I’ve known, ever since the days when I ran country-house tours for Nottingham University, that the people who manage National Trust property contribute to its atmosphere.
So, on my first visit to the recently acquired Stoneywell, just outside Leicester, the warmth of the welcome was striking even on a chilly autumn afternoon.
There’s literally nowhere to park at this property, so visitors are greeted with a minibus at the car-park down the lane. There is a shop in the stables, and a modest café in the old laundry which is warmed by the original copper.
Strolling in the garden, a survival of the ancient Charnwood Forest, it’s difficult to remember that the outer suburbs of Leicester are only a couple of miles away to the east, and the M1 motorway is barely half a mile to the west.
The house itself is an overgrown cottage, hunched into the hillside rather like an upmarket hobbit house. It’s built of local materials, and grows organically from the hillside on which it stands, so that its three floors in fact have six different levels on a zig-zag ground plan.
It’s a hugely significant building, commissioned by Sydney Gimson (1860-1938), son of the founder of a Leicester engineering company that built steam engines and other machinery. It was completed in 1899.
Sydney Gimson bought enough land in Charnwood Forest to provide plots for his older half-brother, Mentor, and his younger sister, Margaret.
He commissioned his younger brother Ernest Gimson (1864-1919) to design Stoneywell, and employed the architect Detmar Blow (1867-1939) as clerk of works.

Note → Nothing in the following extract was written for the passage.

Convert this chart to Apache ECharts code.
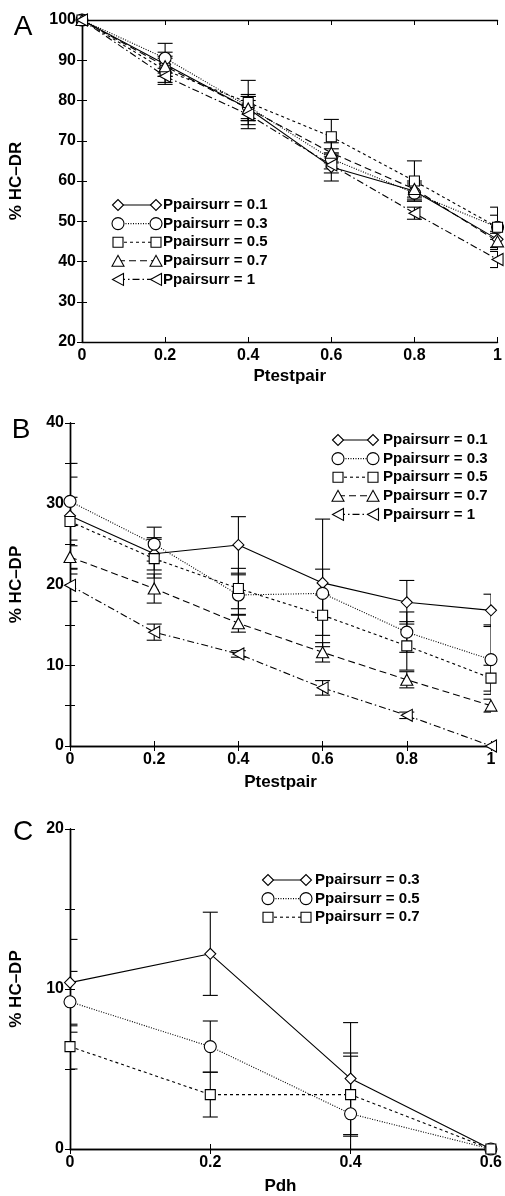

Both Gimson and Blow were devotees of the Arts & Crafts movement: Detmar Blow believed that architects should get their hands dirty, which slowed things down and caused some irritation; Ernest Gimson was closely associated with the Birmingham-born brothers Ernest and Sidney Barnsley, with whom he set up a workshop at Sapperton, Gloucestershire.
For two generations, until the 1950s, Stoneywell was a country retreat for the summer and Christmas, a place of adventure for the children of the family and their friends, and an opportunity to live a simpler life far removed from their town house and the engineering factory in nearby Leicester.

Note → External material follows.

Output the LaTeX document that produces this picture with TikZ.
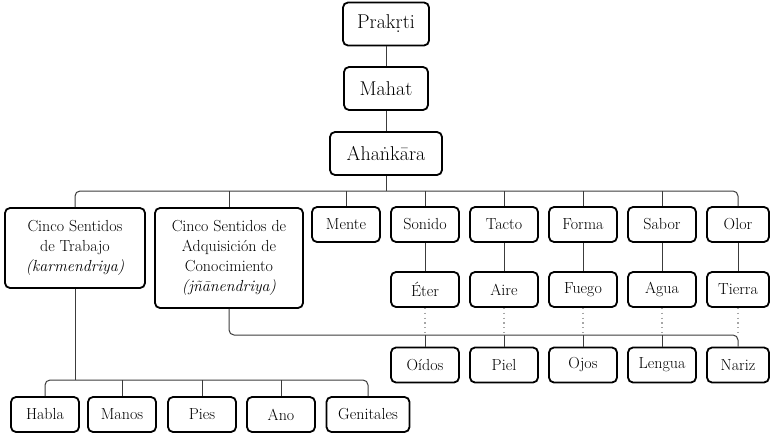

This much-loved place was too good to give up, and so passed down the family, on Sidney’s death in 1938 to his son Basil (who taught at Bedales School, where his uncle Ernest designed the library).
A fire destroyed the thatched roof in 1937 but most of the cottage and its contents survived and were restored, with a roof of local Swithland slate, by Basil’s brother Humphrey Gimson (1890-1982).
When Basil died in 1953, the house passed to his son Donald (born 1924) who gently modernised it for year-round living: he sold it to the National Trust in 2012 and continues to make periodic visits.
Continuity of ownership means that this exquisite dwelling retains most of its original contents, with tables, chairs, beds and fittings designed and made by Ernest Gimson and the Barnsley brothers.
It’s a testament to the Arts & Crafts values that William Morris promoted through the Society for the Preservation of Ancient Buildings and the Art Workers’ Guild.
The simple life is all well and good. Janet Ashbee, wife of the architect Charles Robert Ashbee, writes that the artist Roger Fry tried the simple life but found it too complicated and had to give it up.
The Gimsons made it work, shinning up narrow staircases and a ladder to bed well into old age.
And now its beauty is accessible to everyone – provided they book a timed ticket to prevent overcrowding.